Di lansir dari McComiskey menemukan bahwa pasca pemilu Amerika Serikat tahun 2016, terjadi peningkatan kasus perundungan terhadap anak-anak imigran muslim disana. Hal ini terjadi karena pidato Presiden Donald Trump yang mengungkapkan bahwa para imigran muslim dilarang masuk Amerika karena dicurigai biang keladi terorisme tanpa rujukan yang jelas. Karena laju informasi yang sangat besar dan kurangnya kemampuan masyarakat dalam memilah informasi menyebabkan terjadinya konflik tersebut. Selain itu, menurut temuan Sismondo, post truth menyebabkan informasi yang beredar di Amerika Serikat berada dalam batas dungu untuk membedakan yang nyata dan palsu.

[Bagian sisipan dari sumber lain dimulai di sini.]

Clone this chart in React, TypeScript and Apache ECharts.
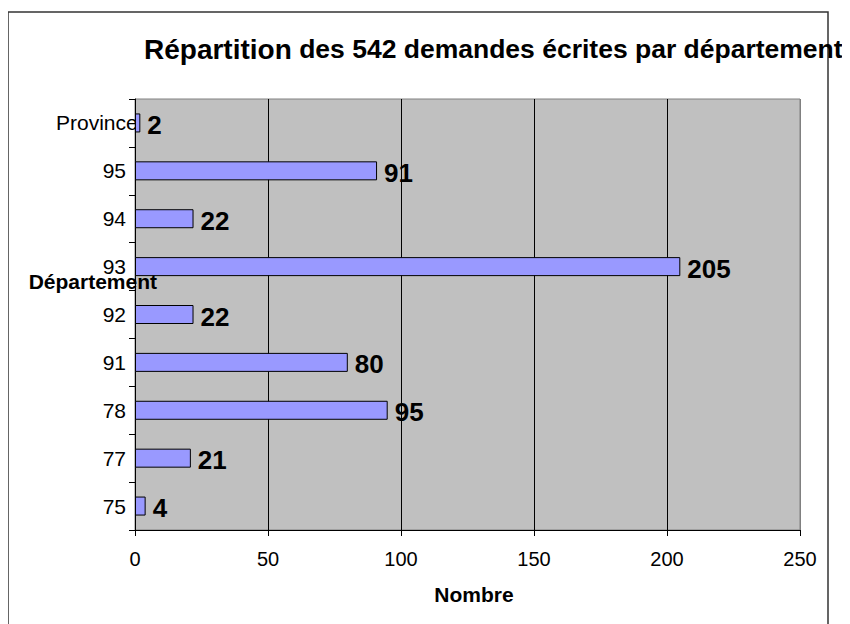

Di Indonesia sendiri, post truth merupakan fenomena baru. Fenomena post truth dapat dirasakan sejak pemilihan umum tahun 2019, dimana terjadi lonjakan informasi yang tersebar di media sosialnya. Akibatnya batasan kebenaran suatu informasi juga semakin buyar. Keberadaan post truth menjadi wabah buruk dalam diseminasi ilmu pengetahuan di Indonesia.
Lantas bagaimana solusi untuk menginfiltrasi sumber berita atau informasi yang kita dapatkan di media sosial agar terhindar dari post truth era. Penulis mencoba membagikan tips agar kita bijak bermedia sosial maupun mencerna informasi yang kita peroleh dengan cara mencari tau kebenaran informasi yang di dapat sampai ke akar-akarnya, selalu tanamkan mindset bahwa di media sosial semua orang palsu, yang nyata hanyalah dunia nyata itu sendiri. Dengan menerapkan system di atas. Setidaknya kita meminimalisir dari ancaman post truth era yang dewasa ini lajunya semakin massif.